* Objective:
Quote the data below in full, minus the images.

* Raw data:
···

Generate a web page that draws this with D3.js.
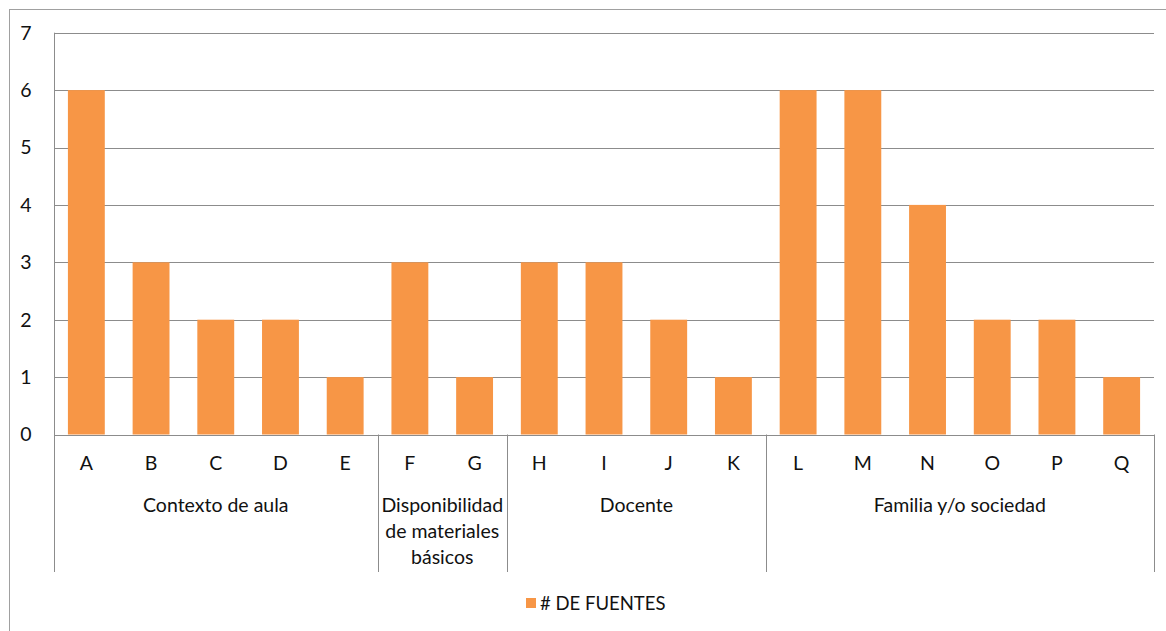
<!DOCTYPE html>
<html><head><meta charset="utf-8">
<script src="https://cdn.jsdelivr.net/npm/d3@7"></script>
<style>body{margin:0;background:#fff;}svg{display:block;font-family:Lato,"Open Sans",sans-serif;}</style>
</head><body>
<svg id="c" width="1166" height="631"></svg>
<script>
const categories = ["A","B","C","D","E","F","G","H","I","J","K","L","M","N","O","P","Q"];
const values = [6,3,2,2,1,3,1,3,3,2,1,6,6,4,2,2,1];
const groups = [
  {name:["Contexto de aula"], start:0, end:5},
  {name:["Disponibilidad","de materiales","básicos"], start:5, end:7},
  {name:["Docente"], start:7, end:11},
  {name:["Familia y/o sociedad"], start:11, end:17}
];
const yTicks = [0,1,2,3,4,5,6,7];
const seriesName = "# DE FUENTES";

const svg = d3.select("#c");
const L=54, R=1154, T=32.7, B=434.5;
const FS = 19.5;
const x = d3.scaleBand().domain(categories).range([L,R]).paddingInner(0.43).paddingOuter(0.215);
const xb = d3.scaleLinear().domain([0,categories.length]).range([L,R]);
const y = d3.scaleLinear().domain([0,7]).range([B,T]);

// outer border
svg.append("rect").attr("x",9.5).attr("y",9.5).attr("width",1170).attr("height",640)
  .attr("fill","none").attr("stroke","#a0a0a0");

// gridlines
svg.append("g").selectAll("line").data(yTicks).join("line")
  .attr("x1",L).attr("x2",R).attr("y1",d=>Math.round(y(d))+0.5).attr("y2",d=>Math.round(y(d))+0.5)
  .attr("stroke","#8c8c8c").attr("stroke-width",1);

// y labels
svg.append("g").selectAll("text").data(yTicks).join("text")
  .attr("x",26).attr("y",d=>y(d)).attr("dy","0.35em").attr("text-anchor","middle")
  .attr("font-size",FS).attr("fill","#111").text(d=>d);

// bars
svg.append("g").selectAll("rect").data(values).join("rect")
  .attr("x",(d,i)=>x(categories[i])).attr("width",x.bandwidth())
  .attr("y",d=>y(d)).attr("height",d=>y(0)-y(d)).attr("fill","#F79646");

// left axis line
svg.append("line").attr("x1",L+0.5).attr("x2",L+0.5).attr("y1",T).attr("y2",572).attr("stroke","#8c8c8c");
// group separators
const seps = [5,7,11,17];
svg.append("g").selectAll("line").data(seps).join("line")
  .attr("x1",d=>Math.round(xb(d))+0.5).attr("x2",d=>Math.round(xb(d))+0.5)
  .attr("y1",B).attr("y2",572).attr("stroke","#8c8c8c");

// category labels
svg.append("g").selectAll("text").data(categories).join("text")
  .attr("x",d=>x(d)+x.bandwidth()/2).attr("y",463).attr("dy","0.35em").attr("text-anchor","middle")
  .attr("font-size",FS).attr("fill","#111").text(d=>d);

// group labels
const gl = svg.append("g").selectAll("text").data(groups).join("text")
  .attr("x",d=>(xb(d.start)+xb(d.end))/2).attr("y",505).attr("text-anchor","middle")
  .attr("font-size",FS).attr("fill","#111");
gl.selectAll("tspan").data(d=>d.name.map(n=>({n,x:(xb(d.start)+xb(d.end))/2}))).join("tspan")
  .attr("x",d=>d.x).attr("dy",(d,i)=>i===0?"0.35em":"26").text(d=>d.n);

// legend
svg.append("rect").attr("x",526).attr("y",598).attr("width",10).attr("height",10).attr("fill","#F79646");
svg.append("text").attr("x",540).attr("y",603.5).attr("dy","0.35em").attr("font-size",18.5).attr("fill","#111").text(seriesName);
</script>
</body></html>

···

* Full answer:
Generate a web page that draws this with D3.js.
<!DOCTYPE html>
<html><head><meta charset="utf-8">
<script src="https://cdn.jsdelivr.net/npm/d3@7"></script>
<style>body{margin:0;background:#fff;}svg{display:block;font-family:Lato,"Open Sans",sans-serif;}</style>
</head><body>
<svg id="c" width="1166" height="631"></svg>
<script>
const categories = ["A","B","C","D","E","F","G","H","I","J","K","L","M","N","O","P","Q"];
const values = [6,3,2,2,1,3,1,3,3,2,1,6,6,4,2,2,1];
const groups = [
  {name:["Contexto de aula"], start:0, end:5},
  {name:["Disponibilidad","de materiales","básicos"], start:5, end:7},
  {name:["Docente"], start:7, end:11},
  {name:["Familia y/o sociedad"], start:11, end:17}
];
const yTicks = [0,1,2,3,4,5,6,7];
const seriesName = "# DE FUENTES";

const svg = d3.select("#c");
const L=54, R=1154, T=32.7, B=434.5;
const FS = 19.5;
const x = d3.scaleBand().domain(categories).range([L,R]).paddingInner(0.43).paddingOuter(0.215);
const xb = d3.scaleLinear().domain([0,categories.length]).range([L,R]);
const y = d3.scaleLinear().domain([0,7]).range([B,T]);

// outer border
svg.append("rect").attr("x",9.5).attr("y",9.5).attr("width",1170).attr("height",640)
  .attr("fill","none").attr("stroke","#a0a0a0");

// gridlines
svg.append("g").selectAll("line").data(yTicks).join("line")
  .attr("x1",L).attr("x2",R).attr("y1",d=>Math.round(y(d))+0.5).attr("y2",d=>Math.round(y(d))+0.5)
  .attr("stroke","#8c8c8c").attr("stroke-width",1);

// y labels
svg.append("g").selectAll("text").data(yTicks).join("text")
  .attr("x",26).attr("y",d=>y(d)).attr("dy","0.35em").attr("text-anchor","middle")
  .attr("font-size",FS).attr("fill","#111").text(d=>d);

// bars
svg.append("g").selectAll("rect").data(values).join("rect")
  .attr("x",(d,i)=>x(categories[i])).attr("width",x.bandwidth())
  .attr("y",d=>y(d)).attr("height",d=>y(0)-y(d)).attr("fill","#F79646");

// left axis line
svg.append("line").attr("x1",L+0.5).attr("x2",L+0.5).attr("y1",T).attr("y2",572).attr("stroke","#8c8c8c");
// group separators
const seps = [5,7,11,17];
svg.append("g").selectAll("line").data(seps).join("line")
  .attr("x1",d=>Math.round(xb(d))+0.5).attr("x2",d=>Math.round(xb(d))+0.5)
  .attr("y1",B).attr("y2",572).attr("stroke","#8c8c8c");

// category labels
svg.append("g").selectAll("text").data(categories).join("text")
  .attr("x",d=>x(d)+x.bandwidth()/2).attr("y",463).attr("dy","0.35em").attr("text-anchor","middle")
  .attr("font-size",FS).attr("fill","#111").text(d=>d);

// group labels
const gl = svg.append("g").selectAll("text").data(groups).join("text")
  .attr("x",d=>(xb(d.start)+xb(d.end))/2).attr("y",505).attr("text-anchor","middle")
  .attr("font-size",FS).attr("fill","#111");
gl.selectAll("tspan").data(d=>d.name.map(n=>({n,x:(xb(d.start)+xb(d.end))/2}))).join("tspan")
  .attr("x",d=>d.x).attr("dy",(d,i)=>i===0?"0.35em":"26").text(d=>d.n);

// legend
svg.append("rect").attr("x",526).attr("y",598).attr("width",10).attr("height",10).attr("fill","#F79646");
svg.append("text").attr("x",540).attr("y",603.5).attr("dy","0.35em").attr("font-size",18.5).attr("fill","#111").text(seriesName);
</script>
</body></html>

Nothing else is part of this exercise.